Er wolle wahrheitsgetreu, aber nicht neutral über den Krieg in der Ukraine berichten, erklärt der stellvertretende "Bild"-Chefredakteur Paul Ronzheimer, der zurzeit in Kiew ist. Er plane, weiterhin in der Ukraine zu bleiben. Es habe sich in den vergangenen 16 Tagen als „absolut richtig“ erwiesen, vor Ort zu sein, sagt Ronzheimer.
„Ich würde mir für die Ukraine wünschen, dass noch mehr deutsche Reporter hier sind.

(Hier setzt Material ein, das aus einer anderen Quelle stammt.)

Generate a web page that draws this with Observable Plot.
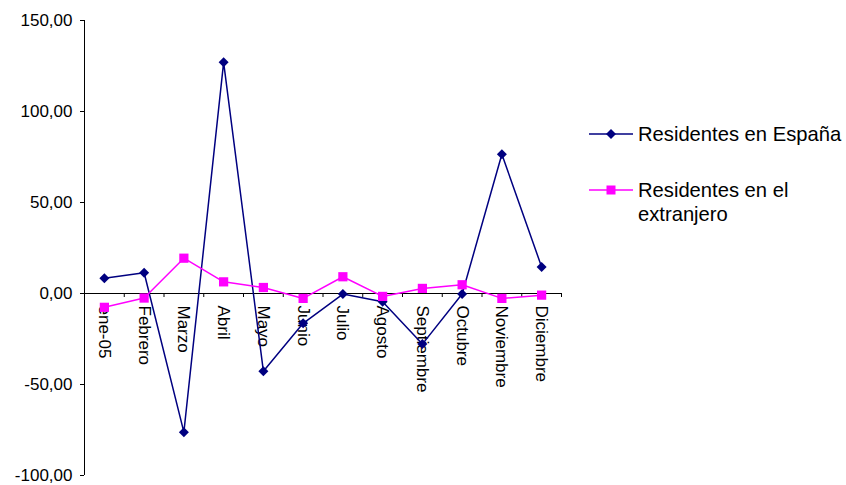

Es gibt so viele amerikanische Journalisten hier, englische Journalisten, französische Journalisten. Also es ist möglich, von hier zu arbeiten. Am Ende sind Journalisten auch menschliche Schutzschilde. Solange berichtet wird und die Wahrheit gezeigt wird, gibt’s eine Möglichkeit, dass der Krieg zumindest weniger brutal und grausam geführt wird, obwohl wir natürlich sehen, wie grausam er bereits ist.“

Russische Propaganda klar benennen

Seiner Einschätzung nach trifft es nicht zu, dass beide Kriegsparteien in vergleichbarem Ausmaß Falschmeldungen lancierten. Es sei nicht die ukrainische, sondern die russische Regierung, die gezielt Propaganda betreibe, betont Ronzheimer.
„Ich sehe nicht, dass die Ukrainer in einer Weise Propaganda machen. Nehmen wir zum Beispiel den Angriff auf das Kinderkrankenhaus. Der ist eben passiert. Nehmen wir die Situation in Mariopol, wo die Menschen eingeschlossen sind, kein Wasser haben, keine Elektrizität. Ein Fotograf, mit dem ich viel zusammengearbeitet habe, der dort gerade für AFP arbeitet, mit dem ich auch in Kontakt stehe, der hat dort dramatische Bilder fotografiert", erzählt er.
"Das ist alles geprüft, das ist kein Regierungsmaterial, sondern das passiert hier tatsächlich. Ich glaube, dass Russland es schafft durch die Propaganda, immer wieder dafür zu sorgen, dass die Menschen das in Zweifel stellen und ich glaube, dass wir das ganz klar benennen müssen."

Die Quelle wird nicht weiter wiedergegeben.